*Written request*: Word for word, quote all of the material, omitting the pictures.
== Source material
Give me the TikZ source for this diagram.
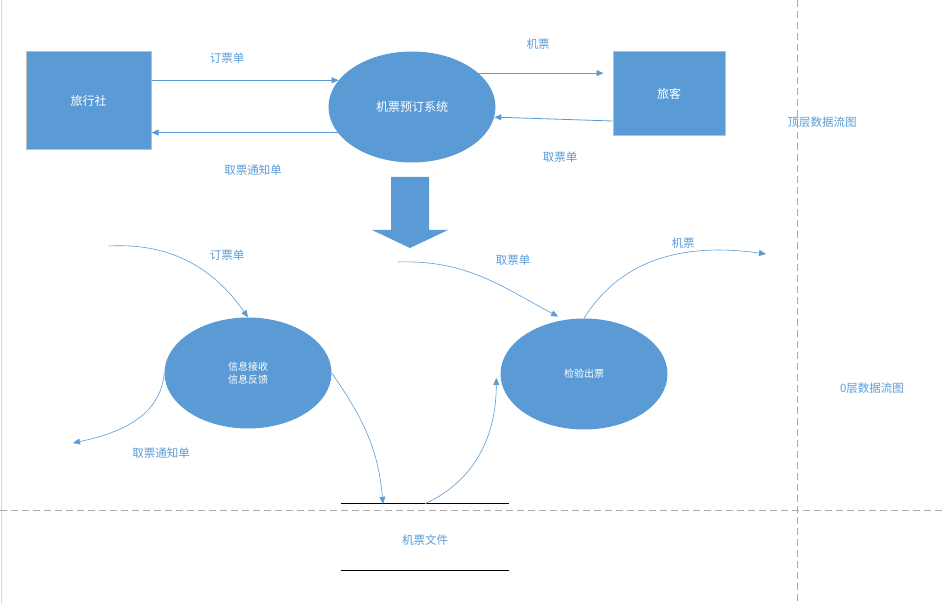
\documentclass[tikz,border=0pt]{standalone}
\usepackage{fontspec}
\newfontfamily\cjk{Noto Sans CJK SC}
\usepackage{tikz}
\usetikzlibrary{arrows.meta,positioning,shapes.geometric}
\definecolor{mainc}{HTML}{5B9BD5}
\definecolor{edgec}{HTML}{BFBFBF}
\definecolor{dvc}{HTML}{ABABAB}
\tikzset{
  ar/.style={-{Triangle[length=7pt,width=6pt]},line width=0.8pt,mainc},
  bx/.style={rectangle,draw=edgec,line width=1pt,fill=mainc,text=white,font=\cjk\fontsize{12}{14}\selectfont},
  el/.style={ellipse,fill=mainc,text=white,minimum width=167pt,minimum height=111pt,inner sep=0pt,font=\cjk\fontsize{12}{14}\selectfont},
  lb/.style={mainc,font=\cjk\fontsize{11.5}{14}\selectfont},
  dv/.style={dvc,line width=0.9pt,dash pattern=on 7pt off 4pt}
}

\begin{document}
\begin{tikzpicture}[x=1pt,y=1pt]
\useasboundingbox (0,0) rectangle (946,-604);
\draw[edgec!60,line width=1pt] (1.5,0) -- (1.5,-604);
\draw[dv] (0,-510) -- (946,-510);
\draw[dv] (797,0) -- (797,-604);
% top level
\node[bx,minimum width=125pt,minimum height=98pt] (agency) at (88.5,-101) {旅行社};
\node[el] (sys) at (412,-107) {机票预订系统};
\node[bx,minimum width=112pt,minimum height=84pt] (trav) at (669,-94) {旅客};
\draw[ar] (agency.east |- sys.160) -- (sys.160);
\draw[ar] (sys.199) -- (agency.east |- sys.199);
\draw[ar,shorten >=9pt] (sys.27) -- (trav.west |- sys.27);
\draw[ar] ([yshift=-27pt]trav.west) -- (sys.-7);
\node[lb] (l1) at (227,-58) {订票单};
\node[lb] (l2) at (253,-170) {取票通知单};
\node[lb] (l3) at (538,-44) {机票};
\node[lb] (l4) at (560,-157) {取票单};
\node[lb] (t1) at (822,-122) {顶层数据流图};
\fill[mainc] (391,-177) -- (429,-177) -- (429,-230) -- (448,-230) -- (410,-248) -- (372,-230) -- (391,-230) -- cycle;
% level 0
\node[el,font=\cjk\fontsize{10}{13}\selectfont,align=center] (rcv) at (248,-373) {信息接收\\信息反馈};
\node[el,font=\cjk\fontsize{10}{13}\selectfont] (chk) at (584,-374) {检验出票};
\node[minimum width=168pt,minimum height=66pt,inner sep=0pt,label={[lb,yshift=-3pt]center:机票文件}] (file) at (425,-537) {};
\draw[black,line width=0.9pt] (file.north west) -- (file.north east) (file.south west) -- (file.south east);
\coordinate (a) at (109,-246);
\coordinate (b) at (73,-443);
\coordinate (c) at (398,-262);
\coordinate (d) at (766,-254);
\draw[ar,line width=0.6pt] (a) to[out=3,in=125] (rcv.north);
\draw[ar,line width=0.6pt] (rcv.west) to[out=-95,in=12] (b);
\draw[ar,line width=0.6pt] (rcv.east) to[out=-55,in=95] ([xshift=-42pt]file.north);
\draw[ar,line width=0.6pt] (file.north) to[out=25,in=-90] ([xshift=-4pt,yshift=-4pt]chk.west);
\draw[ar,line width=0.6pt,shorten >=7pt] (c) to[out=2,in=152] (chk.110);
\draw[ar,line width=0.6pt] (chk.north) to[out=58,in=172] (d);
\node[lb] (l5) at (227,-255) {订票单};
\node[lb] (l6) at (161,-453) {取票通知单};
\node[lb] (l7) at (513,-260) {取票单};
\node[lb] (l8) at (683,-243) {机票};
\node[lb] (t0) at (872,-388) {0层数据流图};
\end{tikzpicture}
\end{document}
====
*Complete response*:
Give me the TikZ source for this diagram.
\documentclass[tikz,border=0pt]{standalone}
\usepackage{fontspec}
\newfontfamily\cjk{Noto Sans CJK SC}
\usepackage{tikz}
\usetikzlibrary{arrows.meta,positioning,shapes.geometric}
\definecolor{mainc}{HTML}{5B9BD5}
\definecolor{edgec}{HTML}{BFBFBF}
\definecolor{dvc}{HTML}{ABABAB}
\tikzset{
  ar/.style={-{Triangle[length=7pt,width=6pt]},line width=0.8pt,mainc},
  bx/.style={rectangle,draw=edgec,line width=1pt,fill=mainc,text=white,font=\cjk\fontsize{12}{14}\selectfont},
  el/.style={ellipse,fill=mainc,text=white,minimum width=167pt,minimum height=111pt,inner sep=0pt,font=\cjk\fontsize{12}{14}\selectfont},
  lb/.style={mainc,font=\cjk\fontsize{11.5}{14}\selectfont},
  dv/.style={dvc,line width=0.9pt,dash pattern=on 7pt off 4pt}
}

\begin{document}
\begin{tikzpicture}[x=1pt,y=1pt]
\useasboundingbox (0,0) rectangle (946,-604);
\draw[edgec!60,line width=1pt] (1.5,0) -- (1.5,-604);
\draw[dv] (0,-510) -- (946,-510);
\draw[dv] (797,0) -- (797,-604);
% top level
\node[bx,minimum width=125pt,minimum height=98pt] (agency) at (88.5,-101) {旅行社};
\node[el] (sys) at (412,-107) {机票预订系统};
\node[bx,minimum width=112pt,minimum height=84pt] (trav) at (669,-94) {旅客};
\draw[ar] (agency.east |- sys.160) -- (sys.160);
\draw[ar] (sys.199) -- (agency.east |- sys.199);
\draw[ar,shorten >=9pt] (sys.27) -- (trav.west |- sys.27);
\draw[ar] ([yshift=-27pt]trav.west) -- (sys.-7);
\node[lb] (l1) at (227,-58) {订票单};
\node[lb] (l2) at (253,-170) {取票通知单};
\node[lb] (l3) at (538,-44) {机票};
\node[lb] (l4) at (560,-157) {取票单};
\node[lb] (t1) at (822,-122) {顶层数据流图};
\fill[mainc] (391,-177) -- (429,-177) -- (429,-230) -- (448,-230) -- (410,-248) -- (372,-230) -- (391,-230) -- cycle;
% level 0
\node[el,font=\cjk\fontsize{10}{13}\selectfont,align=center] (rcv) at (248,-373) {信息接收\\信息反馈};
\node[el,font=\cjk\fontsize{10}{13}\selectfont] (chk) at (584,-374) {检验出票};
\node[minimum width=168pt,minimum height=66pt,inner sep=0pt,label={[lb,yshift=-3pt]center:机票文件}] (file) at (425,-537) {};
\draw[black,line width=0.9pt] (file.north west) -- (file.north east) (file.south west) -- (file.south east);
\coordinate (a) at (109,-246);
\coordinate (b) at (73,-443);
\coordinate (c) at (398,-262);
\coordinate (d) at (766,-254);
\draw[ar,line width=0.6pt] (a) to[out=3,in=125] (rcv.north);
\draw[ar,line width=0.6pt] (rcv.west) to[out=-95,in=12] (b);
\draw[ar,line width=0.6pt] (rcv.east) to[out=-55,in=95] ([xshift=-42pt]file.north);
\draw[ar,line width=0.6pt] (file.north) to[out=25,in=-90] ([xshift=-4pt,yshift=-4pt]chk.west);
\draw[ar,line width=0.6pt,shorten >=7pt] (c) to[out=2,in=152] (chk.110);
\draw[ar,line width=0.6pt] (chk.north) to[out=58,in=172] (d);
\node[lb] (l5) at (227,-255) {订票单};
\node[lb] (l6) at (161,-453) {取票通知单};
\node[lb] (l7) at (513,-260) {取票单};
\node[lb] (l8) at (683,-243) {机票};
\node[lb] (t0) at (872,-388) {0层数据流图};
\end{tikzpicture}
\end{document}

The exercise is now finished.